I decided to tackle the app in the most rigorous testing regime I know, as a video game. Here’s the opening scene:

The LOC is epic and luckily the app serves as a Virgil, casting light onto a certain path. After reading the opening scene I knew this journey was not for the weak of heart. Thusly, I finished my sandwich, braced myself, and tapped “explore”. Without hesitation the game was afoot! Gracing my screen was a list of levels, luckily I didn’t have to unlock them- I could travel wherever I wished:

I’m no fan of spoilers or jumping ahead, so the main reading room was the only place to start. I’d be lying if I said I wasn’t craving excitement or adventure, as it so happened, I had found it:

The initial screen contained a detailed history and description of the Main Reading Room/ Level 1. The beginning textual mission could have been better displayed if the font were adjustable, as it stands its hard to get a paragraph onto one screen and it becomes difficult to visualize. However, this is quickly remedied by the audio mission.

Sheridan Harvey gives life to the Main Reading Room and engages my imagination. She calls the Main Reading Room the “living heart of the library” and she truly makes The LOC an inviting place, as anyone 16 or older with a valid ID can use the space and materials. She would be perfect for audio books too! After my encounter with Librarian Sheridan the game had me. I was ready for the next mission: photos!

The text and audio description prepared me for a battle with living statues. These high quality images put me in The LOC, feeling the DC sunshine light up the room and bask me in a fountain of olden days. It’s easy to click onto each image, zoom in and out, and learn.

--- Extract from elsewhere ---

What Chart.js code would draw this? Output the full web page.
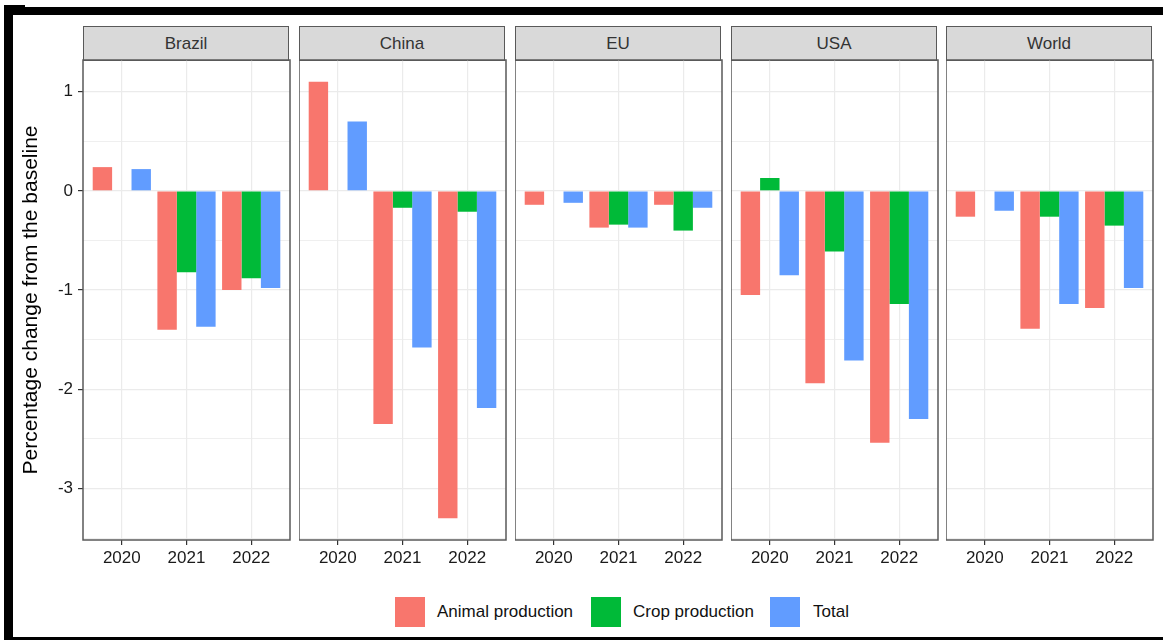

The last mission, link, is exactly what is sounds like: related links to supplemental information. How often do we go to presentations, read an article, or visit a blog with related links? It’s great to have but I bet dirt to donuts that the percentage of actual related links clicks is less than 10%. This mission didn’t challenge me as the others before it had. Yet, minus related links, The LOC app/virtual tour left me pleased to have spent a portion of my lunch break wandering the Main Reading Room, listening to Sheridan’s tales, and mingling with greatness of past times. I look forward to the next levels and expect the same captivating lessons.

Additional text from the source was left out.